## TASK
Below this line is a set of entries; quote exactly the lines from the line that contains "Clone this chart in D3.js." to the line that contains "const data = topics.map((t, i)", both lines included.

## EXERCISE MATERIALS
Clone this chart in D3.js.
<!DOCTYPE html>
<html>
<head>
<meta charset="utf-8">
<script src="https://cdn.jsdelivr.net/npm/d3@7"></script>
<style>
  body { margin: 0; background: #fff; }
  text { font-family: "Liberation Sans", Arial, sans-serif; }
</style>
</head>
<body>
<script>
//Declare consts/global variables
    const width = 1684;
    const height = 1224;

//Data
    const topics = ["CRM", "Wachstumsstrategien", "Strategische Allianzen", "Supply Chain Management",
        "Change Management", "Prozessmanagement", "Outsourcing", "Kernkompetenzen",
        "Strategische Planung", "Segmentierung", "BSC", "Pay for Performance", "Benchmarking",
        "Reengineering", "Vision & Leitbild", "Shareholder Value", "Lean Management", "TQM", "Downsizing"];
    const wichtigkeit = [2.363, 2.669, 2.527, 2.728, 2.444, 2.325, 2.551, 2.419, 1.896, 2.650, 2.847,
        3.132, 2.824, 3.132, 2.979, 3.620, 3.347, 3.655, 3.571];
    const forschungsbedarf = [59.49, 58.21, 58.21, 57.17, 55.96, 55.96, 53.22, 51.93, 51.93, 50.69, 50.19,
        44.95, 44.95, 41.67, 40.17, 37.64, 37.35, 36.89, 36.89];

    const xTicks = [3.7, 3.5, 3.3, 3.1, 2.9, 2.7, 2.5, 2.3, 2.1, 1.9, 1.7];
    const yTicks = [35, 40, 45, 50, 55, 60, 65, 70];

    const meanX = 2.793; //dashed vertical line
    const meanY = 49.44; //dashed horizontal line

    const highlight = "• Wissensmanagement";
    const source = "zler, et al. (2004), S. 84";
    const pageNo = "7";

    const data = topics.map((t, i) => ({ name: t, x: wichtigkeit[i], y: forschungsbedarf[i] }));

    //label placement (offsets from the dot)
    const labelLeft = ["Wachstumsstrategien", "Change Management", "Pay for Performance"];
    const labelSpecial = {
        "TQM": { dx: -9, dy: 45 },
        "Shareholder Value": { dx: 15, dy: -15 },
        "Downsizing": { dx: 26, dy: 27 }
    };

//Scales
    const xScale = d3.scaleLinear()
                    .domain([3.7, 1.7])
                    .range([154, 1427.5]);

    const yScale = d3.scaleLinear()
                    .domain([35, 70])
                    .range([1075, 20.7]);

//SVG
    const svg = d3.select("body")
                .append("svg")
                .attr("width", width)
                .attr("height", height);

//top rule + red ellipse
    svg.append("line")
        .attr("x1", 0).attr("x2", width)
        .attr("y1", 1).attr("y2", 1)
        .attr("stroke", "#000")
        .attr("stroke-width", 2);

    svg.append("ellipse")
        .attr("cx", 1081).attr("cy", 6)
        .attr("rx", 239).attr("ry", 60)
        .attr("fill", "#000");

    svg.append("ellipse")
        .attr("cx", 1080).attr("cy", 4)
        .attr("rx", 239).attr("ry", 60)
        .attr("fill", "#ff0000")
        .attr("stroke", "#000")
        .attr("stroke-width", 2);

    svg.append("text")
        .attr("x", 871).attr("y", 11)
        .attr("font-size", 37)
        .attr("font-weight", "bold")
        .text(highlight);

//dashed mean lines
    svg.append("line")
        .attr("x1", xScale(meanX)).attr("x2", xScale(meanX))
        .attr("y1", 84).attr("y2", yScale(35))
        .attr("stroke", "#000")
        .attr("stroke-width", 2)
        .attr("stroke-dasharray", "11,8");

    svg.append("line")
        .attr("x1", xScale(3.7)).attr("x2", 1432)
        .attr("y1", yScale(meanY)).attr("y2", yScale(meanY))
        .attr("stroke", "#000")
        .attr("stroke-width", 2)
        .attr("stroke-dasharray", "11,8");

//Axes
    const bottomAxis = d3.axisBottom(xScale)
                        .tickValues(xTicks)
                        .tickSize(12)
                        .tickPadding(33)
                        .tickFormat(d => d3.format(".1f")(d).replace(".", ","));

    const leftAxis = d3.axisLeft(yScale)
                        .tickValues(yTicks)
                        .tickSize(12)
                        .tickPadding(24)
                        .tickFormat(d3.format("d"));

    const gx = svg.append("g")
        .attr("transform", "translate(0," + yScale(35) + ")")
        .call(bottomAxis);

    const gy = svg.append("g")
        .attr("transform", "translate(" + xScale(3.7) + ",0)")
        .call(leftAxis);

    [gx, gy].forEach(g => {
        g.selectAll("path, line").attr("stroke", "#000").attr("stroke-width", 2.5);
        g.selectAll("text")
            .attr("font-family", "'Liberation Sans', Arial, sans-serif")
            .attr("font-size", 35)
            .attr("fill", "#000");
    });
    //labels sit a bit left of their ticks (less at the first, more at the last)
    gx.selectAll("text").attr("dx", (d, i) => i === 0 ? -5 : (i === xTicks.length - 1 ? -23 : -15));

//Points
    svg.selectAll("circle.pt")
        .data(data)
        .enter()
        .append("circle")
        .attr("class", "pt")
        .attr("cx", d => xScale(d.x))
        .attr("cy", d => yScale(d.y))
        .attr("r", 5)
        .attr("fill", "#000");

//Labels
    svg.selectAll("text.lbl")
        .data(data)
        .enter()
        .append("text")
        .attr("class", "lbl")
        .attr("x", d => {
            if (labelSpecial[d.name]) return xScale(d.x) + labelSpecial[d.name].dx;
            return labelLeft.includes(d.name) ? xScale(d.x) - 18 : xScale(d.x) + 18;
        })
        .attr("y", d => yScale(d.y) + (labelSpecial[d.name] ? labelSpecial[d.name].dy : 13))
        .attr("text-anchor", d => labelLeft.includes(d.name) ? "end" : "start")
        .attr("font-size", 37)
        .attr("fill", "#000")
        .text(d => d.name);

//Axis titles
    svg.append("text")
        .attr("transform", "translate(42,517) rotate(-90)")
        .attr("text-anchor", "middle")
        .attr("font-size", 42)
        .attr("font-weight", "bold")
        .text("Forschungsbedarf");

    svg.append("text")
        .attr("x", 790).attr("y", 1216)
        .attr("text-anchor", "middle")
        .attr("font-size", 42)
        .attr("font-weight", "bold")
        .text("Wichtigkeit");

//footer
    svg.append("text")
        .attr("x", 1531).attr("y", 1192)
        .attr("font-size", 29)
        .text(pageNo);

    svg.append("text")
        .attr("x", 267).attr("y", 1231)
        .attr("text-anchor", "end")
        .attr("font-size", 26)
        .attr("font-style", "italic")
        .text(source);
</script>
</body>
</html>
---
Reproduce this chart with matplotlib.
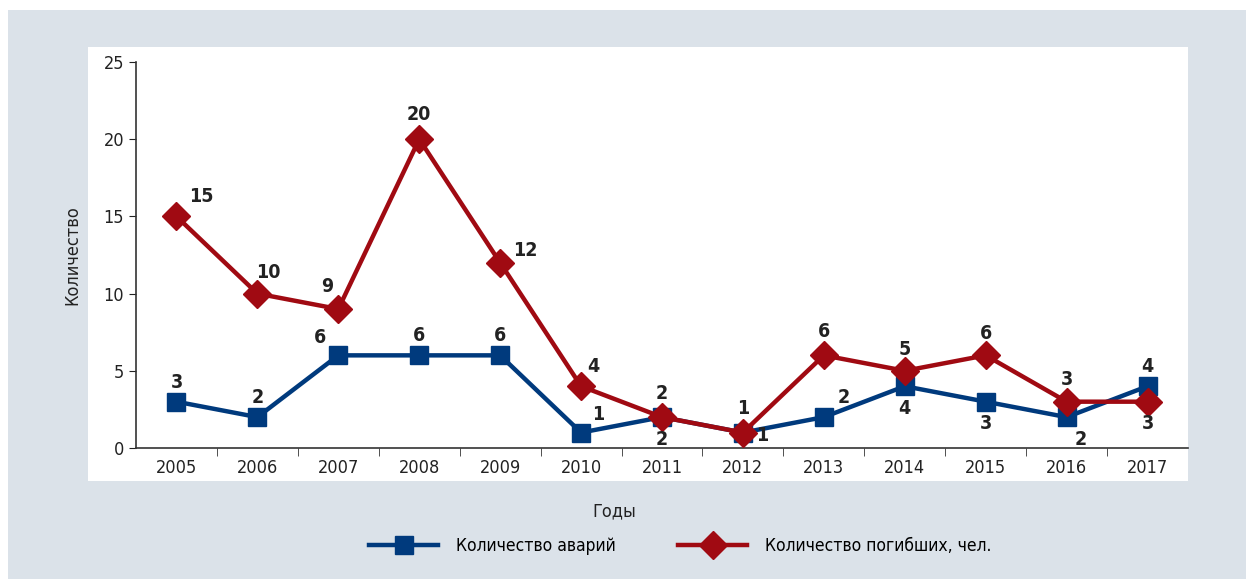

## TASK RESULT
Clone this chart in D3.js.
<!DOCTYPE html>
<html>
<head>
<meta charset="utf-8">
<script src="https://cdn.jsdelivr.net/npm/d3@7"></script>
<style>
  body { margin: 0; background: #fff; }
  text { font-family: "Liberation Sans", Arial, sans-serif; }
</style>
</head>
<body>
<script>
//Declare consts/global variables
    const width = 1684;
    const height = 1224;

//Data
    const topics = ["CRM", "Wachstumsstrategien", "Strategische Allianzen", "Supply Chain Management",
        "Change Management", "Prozessmanagement", "Outsourcing", "Kernkompetenzen",
        "Strategische Planung", "Segmentierung", "BSC", "Pay for Performance", "Benchmarking",
        "Reengineering", "Vision & Leitbild", "Shareholder Value", "Lean Management", "TQM", "Downsizing"];
    const wichtigkeit = [2.363, 2.669, 2.527, 2.728, 2.444, 2.325, 2.551, 2.419, 1.896, 2.650, 2.847,
        3.132, 2.824, 3.132, 2.979, 3.620, 3.347, 3.655, 3.571];
    const forschungsbedarf = [59.49, 58.21, 58.21, 57.17, 55.96, 55.96, 53.22, 51.93, 51.93, 50.69, 50.19,
        44.95, 44.95, 41.67, 40.17, 37.64, 37.35, 36.89, 36.89];

    const xTicks = [3.7, 3.5, 3.3, 3.1, 2.9, 2.7, 2.5, 2.3, 2.1, 1.9, 1.7];
    const yTicks = [35, 40, 45, 50, 55, 60, 65, 70];

    const meanX = 2.793; //dashed vertical line
    const meanY = 49.44; //dashed horizontal line

    const highlight = "• Wissensmanagement";
    const source = "zler, et al. (2004), S. 84";
    const pageNo = "7";

    const data = topics.map((t, i) => ({ name: t, x: wichtigkeit[i], y: forschungsbedarf[i] }));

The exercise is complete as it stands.